Scénarios pratiques pour les alliés
Lors d’une conversation en tête-à-tête
- Faites face directement à la personne dans un endroit bien éclairé. Évitez de vous tenir dos à une fenêtre, ce qui crée une silhouette.
- Gardez la bouche visible. Évitez de mâcher du chewing-gum, de couvrir votre bouche ou de vous détourner en parlant.
- Utilisez des gestes et des expressions faciales. Ce sont des éléments naturels de la communication qui offrent un contexte visuel précieux.
- Faites preuve de patience. En cas de malentendu, ne vous découragez pas. Reformulez votre phrase ou proposez de l’écrire.
Dans un groupe
- Respectez la règle « une personne parle à la fois ». Plusieurs personnes parlant en même temps sont impossibles à suivre.
- Si possible, asseyez-vous en cercle pour que tout le monde puisse se voir.
- Pointez ou utilisez un geste pour indiquer qui parle afin d’aider la personne sourde ou malentendante à suivre la conversation.
- Si vous animez une réunion virtuelle, assurez-vous que les sous-titres automatiques de haute qualité sont activés. Pour les événements en présentiel, demandez proactivement si un interprète est nécessaire et prévoyez un budget en conséquence.
Quand un interprète est présent
- Souvenez-vous que le rôle de l’interprète est de faciliter la communication, pas de participer directement à la conversation. Adressez-vous directement à la personne sourde.
- Parlez à votre rythme habituel. Un interprète professionnel est formé pour suivre. Marquer des pauses artificielles peut perturber le flux de l’interprétation.
- Acceptez un léger décalage temporel. L’interprétation n’est pas instantanée. Il y aura un petit délai entre votre parole et la réponse de la personne sourde.
Favoriser un monde inclusif
Notre parcours nous a menés des bases de la terminologie aux nuances d’une culture riche et aux réalités de la communication. Nous avons constaté que la communauté des Sourds / Malentendants est diverse, résiliente et fondée sur une base linguistique et culturelle puissante.

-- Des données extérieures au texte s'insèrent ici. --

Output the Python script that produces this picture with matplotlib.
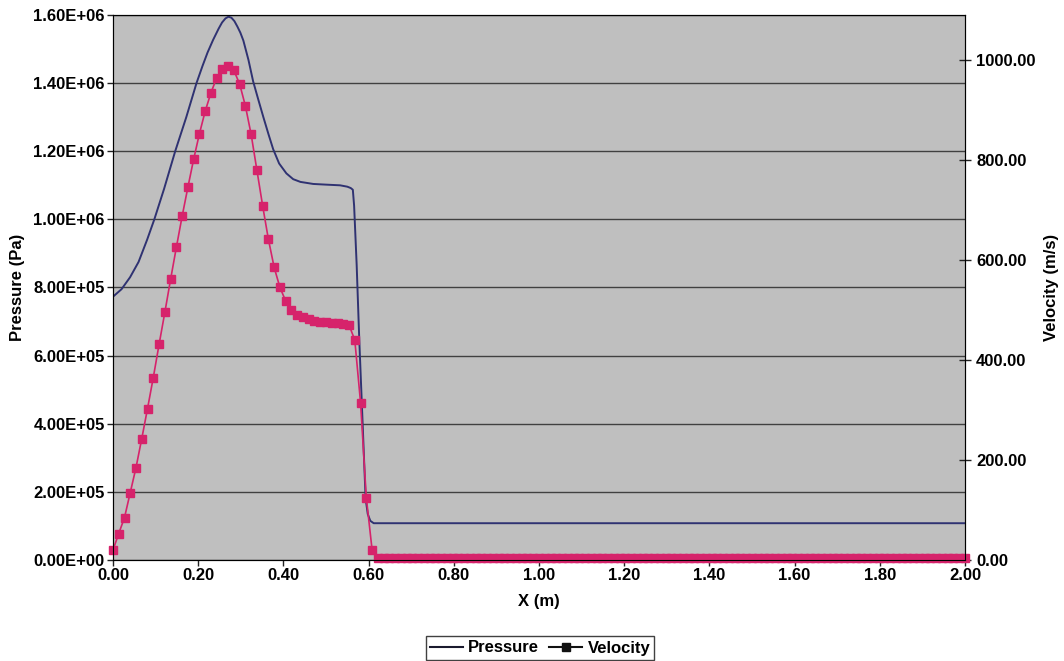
import numpy as np
import matplotlib.pyplot as plt
from matplotlib.lines import Line2D
from matplotlib.ticker import FuncFormatter

# pressure curve (x in m, pressure in Pa)
pressure_x = [0.000, 0.020, 0.040, 0.060, 0.080, 0.097, 0.120, 0.146, 0.172, 0.196,
              0.210, 0.222, 0.235, 0.248, 0.256, 0.264, 0.271, 0.278, 0.285, 0.292,
              0.299, 0.306, 0.318, 0.329, 0.341, 0.353, 0.365, 0.376, 0.390, 0.407,
              0.423, 0.440, 0.470, 0.500, 0.533, 0.550, 0.558, 0.563, 0.566, 0.572,
              0.578, 0.586, 0.593, 0.598, 0.604, 0.612, 2.000]
pressure = [7.73e5, 7.95e5, 8.30e5, 8.75e5, 9.40e5, 1.000e6, 1.090e6, 1.200e6, 1.300e6, 1.400e6,
            1.450e6, 1.490e6, 1.527e6, 1.560e6, 1.578e6, 1.590e6, 1.595e6, 1.592e6, 1.582e6, 1.566e6,
            1.548e6, 1.525e6, 1.468e6, 1.405e6, 1.352e6, 1.300e6, 1.250e6, 1.206e6, 1.164e6, 1.135e6,
            1.118e6, 1.110e6, 1.104e6, 1.102e6, 1.100e6, 1.096e6, 1.092e6, 1.087e6, 1.040e6, 8.66e5,
            6.50e5, 4.00e5, 1.80e5, 1.35e5, 1.15e5, 1.08e5, 1.08e5]

# velocity, one value per grid cell (149 cells over 0..2 m)
velocity_x = np.linspace(0.0, 2.0, 149)
velocity_front = [20, 53, 85, 135, 185, 243, 303, 365, 431, 495,
                  561, 625, 687, 745, 801, 852, 897, 934, 964, 982,
                  988, 979, 952, 908, 851, 780, 708, 641, 585, 545,
                  518, 500, 490, 485, 481, 478, 476, 475, 474, 473,
                  472, 470, 440, 315, 125, 21]
velocity_tail = [5, 5, 5, 5, 5, 5, 5, 5, 5, 5, 5, 5, 5, 5, 5, 5, 5, 5, 5, 5,
                 5, 5, 5, 5, 5, 5, 5, 5, 5, 5, 5, 5, 5, 5, 5, 5, 5, 5, 5, 5,
                 5, 5, 5, 5, 5, 5, 5, 5, 5, 5, 5, 5, 5, 5, 5, 5, 5, 5, 5, 5,
                 5, 5, 5, 5, 5, 5, 5, 5, 5, 5, 5, 5, 5, 5, 5, 5, 5, 5, 5, 5,
                 5, 5, 5, 5, 5, 5, 5, 5, 5, 5, 5, 5, 5, 5, 5, 5, 5, 5, 5, 5,
                 5, 5, 5]
velocity = velocity_front + velocity_tail

x_ticks = [0.0, 0.2, 0.4, 0.6, 0.8, 1.0, 1.2, 1.4, 1.6, 1.8, 2.0]
p_ticks = [0, 2e5, 4e5, 6e5, 8e5, 1.0e6, 1.2e6, 1.4e6, 1.6e6]
v_ticks = [0, 200, 400, 600, 800, 1000]

plt.rcParams['font.family'] = ['Liberation Sans', 'DejaVu Sans']
plt.rcParams['font.weight'] = 'bold'
plt.rcParams['font.size'] = 12

fig = plt.figure(figsize=(10.64, 6.61), dpi=100)
ax = fig.add_axes([113/1064, 1 - 560/661, (965 - 113)/1064, (560 - 15)/661])
ax.set_facecolor('#bfbfbf')
ax.plot(pressure_x, pressure, color='#2f3272', lw=1.4)
ax.set_xlim(0, 2.0)
ax.set_ylim(0, 1.6e6)
ax.set_xticks(x_ticks)
ax.set_yticks(p_ticks)
ax.xaxis.set_major_formatter(FuncFormatter(lambda v, _: f'{v:.2f}'))
ax.yaxis.set_major_formatter(FuncFormatter(lambda v, _: f'{v:.2E}'))
ax.grid(axis='y', color='#404040', lw=1.0)
ax.set_axisbelow(True)
ax.tick_params(axis='both', direction='out', length=4, width=1, color='#222222', pad=2)
ax.set_xlabel('X (m)', fontweight='bold', labelpad=8)
ax.set_ylabel('Pressure (Pa)', fontweight='bold', labelpad=6)
for s in ax.spines.values():
    s.set_color('#222222')

ax2 = ax.twinx()
ax2.plot(velocity_x, velocity, color='#d6236b', lw=1.2, marker='s', ms=6.2,
         mec='#d6236b', clip_on=False)
ax2.set_ylim(0, 1090)
ax2.set_yticks(v_ticks)
ax2.yaxis.set_major_formatter(FuncFormatter(lambda v, _: f'{v:.2f}'))
ax2.tick_params(axis='y', direction='inout', length=8, width=1, color='#222222', pad=4)
ax2.set_ylabel('Velocity (m/s)', fontweight='bold', labelpad=6)

handles = [Line2D([], [], color='#1a1a2e', lw=1.5),
           Line2D([], [], color='#111111', lw=1.5, marker='s', ms=6)]
leg = fig.legend(handles, ['Pressure', 'Velocity'], loc='center',
                 bbox_to_anchor=(540/1064, 1 - 648/661), ncol=2, frameon=True,
                 fancybox=False, edgecolor='#111111', handlelength=2.0,
                 handletextpad=0.3, columnspacing=0.6, borderpad=0.25)
leg.get_frame().set_linewidth(1.0)

fig.savefig('out.png', dpi=100)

Le point le plus important est celui-ci : la surdité n’est pas un déficit à plaindre, mais une identité et une culture à respecter. En remettant en question nos idées reçues et en adoptant des pratiques inclusives, nous pouvons dépasser la simple sensibilisation. Nous vous encourageons à continuer d’apprendre, à chercher des ressources créées par des personnes sourdes, et à appliquer ces principes d’alliance dans votre vie quotidienne. Ensemble, nous pouvons construire un monde plus accessible et compréhensif.